Friday, November 13, 2009

Getting It

I am a musician. I began studying the piano in late elementary school. Somewhere in early high school I began taking two lessons a week. One lesson was the normal playing and improving technique. The other lesson was theory. I don't remember a whole lot about those theory lessons but I remember really struggling with the circle of fifths (a basic, important concept). I spent years trying to learn it with my piano teacher to no avail. It never seemed to click.

In college I was a music major and took music theory my first semester. Early in that first semester our professor taught us about the circle of fifths. I can vividly remember immediately thinking, "I get it." I don't think he did anything noticeably different than my piano teacher had done (she was an exceptionally talented, well educated musician) but it clicked this time. In fact, it seemed unbelievably simple and I was astounded at how difficult it had previously seemed.

As a first grade teacher I think of this often. I work with many students who are reading 'below grade level'. I wonder if they just aren't ready yet. Will they sit in a reading group one day and just have it click? Am I beating a love of reading out of them because I'm pushing them so hard before they are ready? Is all of our hard work in reading the foundation for that aha moment when reading finally works for them?

I have no idea. However, I have watched my own daughter, a first grader this year, as she has been learning to read. She finished kindergarten right on benchmark. However, I would not say that she was really reading yet. Recently, around the end of the first quarter of first grade, she just seemed to get it. All of a sudden she wasn't just guessing what word it might be or skipping words that were tough, she was reading. A friend says it's like the reading fairy has come to visit kids. It seems like an overnight change.

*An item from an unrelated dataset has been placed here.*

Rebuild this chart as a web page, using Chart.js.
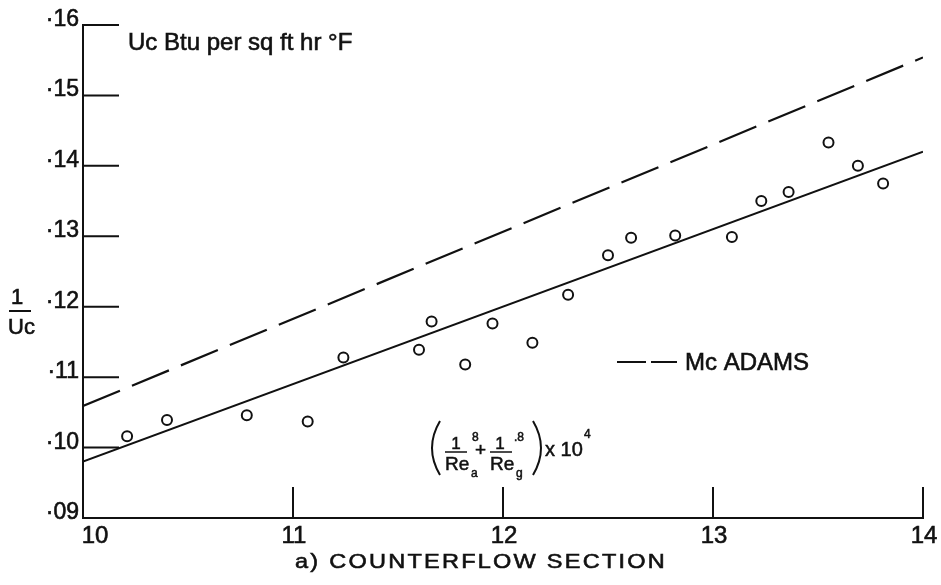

I had looked at the circle of fifths countless times for several years without understanding. Then, I looked at it and got it. Did those previous years play any role in my understanding? Do my guided reading groups with very beginning books make a difference? Would it be just as good to spend that time reading to the kids and talking about books until they are ready to get it? Is it possible we are telling parents their children are reading below grade level when they are simply getting ready to read at their own pace? I wish I knew.

3 comments:

Jill Fisch said...

Jenny,

I am right there with you. I wish I knew, too. Sigh....

Mrs. G said...

I have been thinking about this so much lately! I totally feel like it clicks. It kinda reminds me of a line in Sideways Stories from Wayside School. I can't remember what the whole context is, but they ask Mrs. Jewls why they have to go to school and she said it just speeds things up! Haha!

Kathy said...

You are right about clicking. We damage children with grade level expectations. What we do to speed up the process depends on the child. Mostly it's "do no harm". Most kids will learn to read if we give them time and support. What does it mean "learn to read"? Most kids DO learn to read - just not "on grade level". I'm pretty sure the reason kids who haven't made "adequate" progress by the time they are in third grade are "behind" from then on is the way we define "progress" and "behind" rather than there being anything inherently "wrong" with the child's processes. Being "on level" is an average. An average requires some of the individuals who make up the average to be below it. It is a fixed game.